Even sudden patches of slippery road surface are immediately registered and the system reacts accordingly.
No blocking of wheels even when the accelerator is suddenly released on a slippery surface ( or there is a change down to a lower gear ).
Function in detail :
As ASC+T prevents the drive wheels from spinning, it is a logical extension of the Anti-lock Brake System (ABS).
To ensure optimum driving stability with enhanced traction under all driving conditions, ASC+T acts on three factors as a function of the specific driving situation :
1) Drive power control :
Whenever there is a substantial power surplus with slip on the drive wheels, engine torque is cut back by changing the position of the throttle butterfly or the parameter responsible for the power provided. If this is not sufficient to quickly reduce wheel spin, drive power is cut back briefly by changing the ignition angle and cancelling out the ignition.
2) Brake force control :
A further function serves to automatically apply the brakes on a drive wheel about to spin. Since each drive wheel can be braked individually, this system has the same effect as a limited-slip differential. The result is optimum traction comparable with the efficiency of a limited-slip differential with locking action up to almost 100%. This limited slip-effect is generated only at speeds up to 40 km/h. At speeds of more than 80 km/h (new 3 Series) and 100 km/h (5 Series), there is no further intervention in the brakes.
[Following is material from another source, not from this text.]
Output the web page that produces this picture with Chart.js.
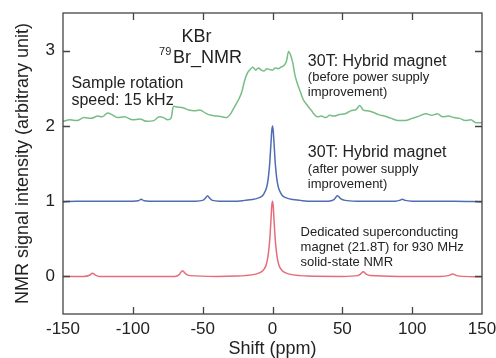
<!DOCTYPE html>
<html>
<head>
<meta charset="utf-8">
<script src="https://cdn.jsdelivr.net/npm/chart.js@4.4.1/dist/chart.umd.min.js"></script>
<style>
  html, body { margin: 0; padding: 0; background: #fff; }
  #wrap { width: 496px; height: 358px; position: relative; }
</style>
</head>
<body>
<div id="wrap"><canvas id="c" width="496" height="358"></canvas></div>
<script>
// ---- Data ----
const xTicks = [-150, -100, -50, 0, 50, 100, 150];
const yTicks = [0, 1, 2, 3];

// 30T hybrid magnet, before power supply improvement  [shift ppm, intensity]
const hybridBefore = [
  [-150,2.06],[-145,2.08],[-140,2.07],[-135,2.11],[-130,2.10],[-125,2.13],[-122,2.12],[-118,2.17],
  [-115,2.15],[-111,2.11],[-106,2.12],[-100,2.08],[-95,2.09],[-90,2.06],[-85,2.07],[-81,2.12],
  [-78,2.11],[-75,2.08],[-72.5,2.11],[-71,2.26],[-68,2.25],[-64,2.24],[-60,2.21],[-56,2.20],
  [-52,2.21],[-48,2.17],[-44,2.14],[-40,2.13],[-36,2.12],[-33,2.11],[-30,2.16],[-27,2.26],
  [-24,2.36],[-22,2.45],[-20,2.60],[-18,2.70],[-16,2.75],[-14,2.78],[-12,2.74],[-10,2.77],
  [-8,2.74],[-6,2.73],[-4,2.76],[-2,2.75],[0,2.74],[2,2.77],[4,2.76],[6,2.78],[8,2.80],
  [10,2.86],[11.5,2.99],[13,2.94],[14.5,2.84],[16,2.68],[18,2.55],[20,2.45],[22,2.35],
  [25,2.27],[28,2.20],[30,2.15],[32,2.12],[35,2.13],[38,2.11],[41,2.14],[44,2.13],[48,2.15],
  [52,2.16],[56,2.20],[60,2.22],[62.5,2.27],[65,2.21],[68,2.20],[72,2.18],[76,2.15],[80,2.13],
  [85,2.10],[90,2.07],[95,2.07],[100,2.10],[105,2.13],[110,2.16],[114,2.14],[118,2.16],
  [122,2.12],[126,2.13],[130,2.11],[134,2.10],[138,2.07],[142,2.08],[146,2.04],[150,2.04]
];

// 30T hybrid magnet, after power supply improvement
const hybridAfter = [
  [-150,0.99],[-140,1.0],[-120,1.0],[-100,1.0],[-96,1.005],[-94,1.025],[-92,1.005],[-88,1.0],
  [-70,1.0],[-55,1.0],[-50,1.01],[-48,1.04],[-46.5,1.07],[-45,1.04],[-43,1.01],[-38,1.0],
  [-25,1.0],[-20,1.01],[-12,1.03],[-9,1.05],[-7,1.075],[-5,1.14],[-4,1.2],[-3,1.31],[-2,1.5],
  [-1,1.8],[-0.5,1.94],[0,2.0],[0.5,1.94],[1,1.8],[2,1.5],[3,1.31],[4,1.2],[5,1.14],[7,1.075],
  [9,1.05],[12,1.03],[20,1.01],[25,1.0],[40,1.0],[44,1.02],[46.5,1.07],[49,1.03],[52,1.01],
  [60,1.0],[88,1.0],[91,1.01],[93,1.025],[95,1.01],[100,1.0],[130,1.0],[150,0.99]
];

// Dedicated superconducting magnet (21.8T), 930 MHz
const dedicated = [
  [-150,0.0],[-135,0.0],[-131,0.015],[-129,0.04],[-127,0.02],[-124,0.0],[-100,0.0],[-70,0.0],
  [-67,0.02],[-64.5,0.075],[-62,0.03],[-59,0.01],[-40,0.0],[-25,0.005],[-20,0.01],[-12,0.03],
  [-9,0.05],[-7,0.075],[-5,0.13],[-4,0.19],[-3,0.3],[-2,0.48],[-1,0.78],[-0.5,0.94],[0,1.0],
  [0.5,0.94],[1,0.78],[2,0.48],[3,0.3],[4,0.19],[5,0.13],[7,0.075],[9,0.05],[12,0.03],
  [20,0.01],[25,0.005],[50,0.0],[61,0.01],[63,0.03],[65,0.06],[67,0.03],[70,0.01],[90,0.0],
  [120,0.0],[126,0.01],[129,0.03],[132,0.01],[136,0.0],[150,-0.005]
];

// ---- Annotations (text, position in data units, font) ----
const notes = [
  { text: 'KBr', x: -65.2, y: 3.108, font: '18px "Liberation Sans", Arial, sans-serif' },
  { text: '79', x: -81.2, y: 2.944, font: '11px "Liberation Sans", Arial, sans-serif' },
  { text: 'Br_NMR', x: -71.2, y: 2.84, font: '18px "Liberation Sans", Arial, sans-serif' },
  { text: 'Sample rotation', x: -144, y: 2.50, font: '16px "Liberation Sans", Arial, sans-serif' },
  { text: 'speed: 15 kHz', x: -144, y: 2.28, font: '16px "Liberation Sans", Arial, sans-serif' },
  { text: '30T: Hybrid magnet', x: 25.3, y: 2.79, font: '16px "Liberation Sans", Arial, sans-serif' },
  { text: '(before power supply', x: 25.3, y: 2.60, font: '13px "Liberation Sans", Arial, sans-serif' },
  { text: 'improvement)', x: 25.3, y: 2.40, font: '13px "Liberation Sans", Arial, sans-serif' },
  { text: '30T: Hybrid magnet', x: 25.3, y: 1.58, font: '16px "Liberation Sans", Arial, sans-serif' },
  { text: '(after power supply', x: 25.3, y: 1.375, font: '13px "Liberation Sans", Arial, sans-serif' },
  { text: 'improvement)', x: 25.3, y: 1.175, font: '13px "Liberation Sans", Arial, sans-serif' },
  { text: 'Dedicated superconducting', x: 20.1, y: 0.535, font: '13px "Liberation Sans", Arial, sans-serif' },
  { text: 'magnet (21.8T) for 930 MHz', x: 20.1, y: 0.335, font: '13px "Liberation Sans", Arial, sans-serif' },
  { text: 'solid-state NMR', x: 20.1, y: 0.14, font: '13px "Liberation Sans", Arial, sans-serif' }
];

const toPts = arr => arr.map(p => ({ x: p[0], y: p[1] }));

const frame = {
  id: 'frame',
  afterDatasetsDraw(chart) {
    const { ctx, chartArea: a, scales } = chart;
    const xs = scales.x, ys = scales.y;
    ctx.save();
    ctx.fillStyle = '#222';
    ctx.textBaseline = 'alphabetic';
    ctx.textAlign = 'left';
    notes.forEach(n => {
      ctx.font = n.font;
      ctx.fillText(n.text, xs.getPixelForValue(n.x), ys.getPixelForValue(n.y));
    });
    ctx.strokeStyle = '#444';
    ctx.lineWidth = 1.3;
    ctx.strokeRect(a.left, a.top, a.right - a.left, a.bottom - a.top);
    const L = 7;
    ctx.beginPath();
    xTicks.forEach(v => {
      if (v === xs.min || v === xs.max) return;
      const px = Math.round(xs.getPixelForValue(v)) + 0.5;
      ctx.moveTo(px, a.bottom); ctx.lineTo(px, a.bottom - L);
      ctx.moveTo(px, a.top); ctx.lineTo(px, a.top + L);
    });
    yTicks.forEach(v => {
      const py = Math.round(ys.getPixelForValue(v)) + 0.5;
      ctx.moveTo(a.left, py); ctx.lineTo(a.left + L, py);
      ctx.moveTo(a.right, py); ctx.lineTo(a.right - L, py);
    });
    ctx.stroke();
    ctx.restore();
  }
};

const fontFam = '"Liberation Sans", Arial, sans-serif';
const common = { fill: false, pointRadius: 0, borderWidth: 1.5, cubicInterpolationMode: 'monotone' };

new Chart(document.getElementById('c'), {
  type: 'line',
  data: {
    datasets: [
      Object.assign({ label: '30T: Hybrid magnet (before power supply improvement)', data: toPts(hybridBefore), borderColor: '#78bd86' }, common),
      Object.assign({ label: '30T: Hybrid magnet (after power supply improvement)', data: toPts(hybridAfter), borderColor: '#4e6db3' }, common),
      Object.assign({ label: 'Dedicated superconducting magnet (21.8T) for 930 MHz solid-state NMR', data: toPts(dedicated), borderColor: '#e66c79' }, common)
    ]
  },
  options: {
    responsive: false,
    animation: false,
    devicePixelRatio: 1,
    layout: { padding: { top: 13, right: 14, left: 0, bottom: 0 } },
    plugins: { legend: { display: false }, tooltip: { enabled: false } },
    scales: {
      x: {
        type: 'linear', min: -150, max: 150,
        afterBuildTicks: s => { s.ticks = xTicks.map(v => ({ value: v })); },
        afterFit: s => { s.height = 44; s.paddingLeft = 0; s.paddingRight = 0; },
        grid: { display: false, drawTicks: false },
        border: { display: false },
        ticks: { color: '#222', font: { family: fontFam, size: 17 }, padding: 5, maxRotation: 0, autoSkip: false },
        title: { display: true, text: 'Shift (ppm)', color: '#222', font: { family: fontFam, size: 18, lineHeight: 1 }, padding: 0 }
      },
      y: {
        type: 'linear', min: -0.5, max: 3.5,
        afterBuildTicks: s => { s.ticks = yTicks.map(v => ({ value: v })); },
        afterFit: s => { s.width = 63; s.paddingTop = 0; s.paddingBottom = 0; },
        grid: { display: false, drawTicks: false },
        border: { display: false },
        ticks: { color: '#222', font: { family: fontFam, size: 17 }, padding: 8 },
        title: { display: true, text: 'NMR signal intensity (arbitrary unit)', color: '#222', font: { family: fontFam, size: 18 }, padding: { top: 12, bottom: 0 } }
      }
    }
  },
  plugins: [frame]
});
</script>
</body>
</html>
Instead, control action is limited to a modification of the throttle butterfly position in accordance with the driving situation by means of Digital Motor Electronics (DME)/Digital Diesel Electronics (DDE).
3) Engine drag torque control (MSR) :
The MSR modification is performed by ASC, as when the engine begins to brake the car (transition from drive to coasting), the drag torque is so large that the driven wheels could lock at low road-surface friction coefficients.
This vehicle reaction may particularly arise at high engine speeds in low gears and when the road-surface friction coefficient is low (e.g. ice, snow, and loose gravel).
If the driven wheel speed is too small compared with the non-driven wheels, the command to increase engine torque is issued to the engine management control unit by the ASC control unit.
The engine management control unit then inhibits the coasting function and, at the same time, energises the idlespeed charger actuator, which is opened as a result. This measure converts drag torque into a positive engine torque. The engine management control unit informs the ASC control unit that the engine torque has been increased.
During MSR control, neither cylinder fade-out nor ignition timing is modified.
MSR control is possible only at speeds greater than 20 km/h. This is to prevent it from beginning its control routine when a car negotiates a narrow bend at a low speed, thus producing an undesirable coasting effect.
An applied handbrake is identified by a logic system stored in the ASC control unit. The handbrake-light warning switch is not used for identification purposes.
An applied handbrake is identified if a wheel spin is less than 5 km/h for longer than 200 ms and engine speed greater than 1 200 rpm.
Note :
In the event of ASC+T being activated, the driver is notified by means of a flashing control lamp in the instrument cluster.
Under specific driving conditions or when road conditions require, ASC can be deactivated by a switch in the centre console (in which case the ASC telltale comes on permanently). This may be desirable in situations where the car is subject to above-average wheel spin, e.g. on loose sand or snow, when using the emergency wheel or with an extremely sporty style of motoring.